Non pensi il nostro lettore che la questione sia manifestazione di un ritardo culturale soltanto italiano, perché nel Novecento ancora più inoltrato a pubblicare vicende simili è stata anche Simone de Beauvoir, icona del femminismo francese. Una donna spezzata (1967) è un romanzo che in forma diaristica riporta i fatti, le emozioni e le riflessioni di Monique quando, scoperto che il marito ha un’amante, è costretta a prendere atto della crisi del proprio matrimonio, a ripercorrere le tappe di quel progressivo allontanamento fino all’atrofizzarsi dei sentimenti. Ed è proprio nella solitudine di quel momento che si fa strada la consapevolezza di essere stata amante, moglie, madre senza avere voluto o saputo crearsi uno spazio proprio.

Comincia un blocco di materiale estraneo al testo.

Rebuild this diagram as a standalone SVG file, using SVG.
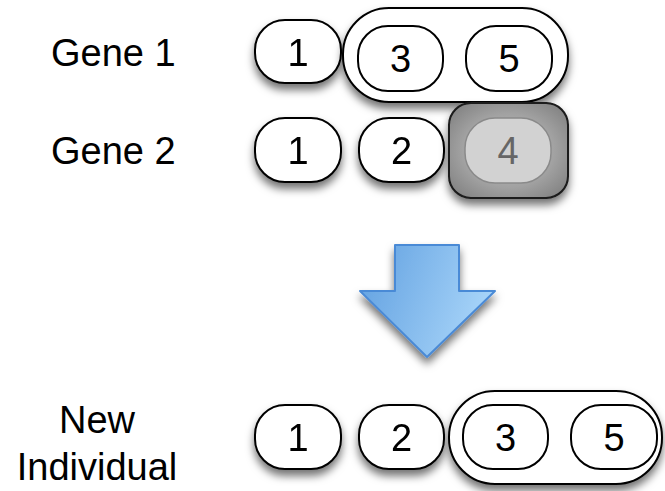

Non pensi neanche il nostro lettore che sia tutto legato a una questione di ‘genere’, tutto frutto dell’insensibilità connaturata all’essere maschio, perché basterebbe una delle tante novelle di Pirandello a fare crollare l’ipotesi. Basterebbe Il viaggio (1910) per cogliere la forza con cui il narratore, siculo e maschio, denunciava lo stato di clausura Adriana Braggi, vedova da tredici anni e sempre chiusa in casa benché ancora giovane, per effetto dei «rigidi costumi» vigenti in quell’alta cittaduzza dell’interno della Sicilia; costumi che «per poco non imponevano alla moglie di seguire nella tomba il marito […] In perpetuo lutto, fino alla morte».
E oggi abbiamo anche La grande Zelda. Un libro esemplare, capace di scolpire nella memoria del lettore uno dei personaggi più rappresentativi del dolore di donna nel nostro Novecento.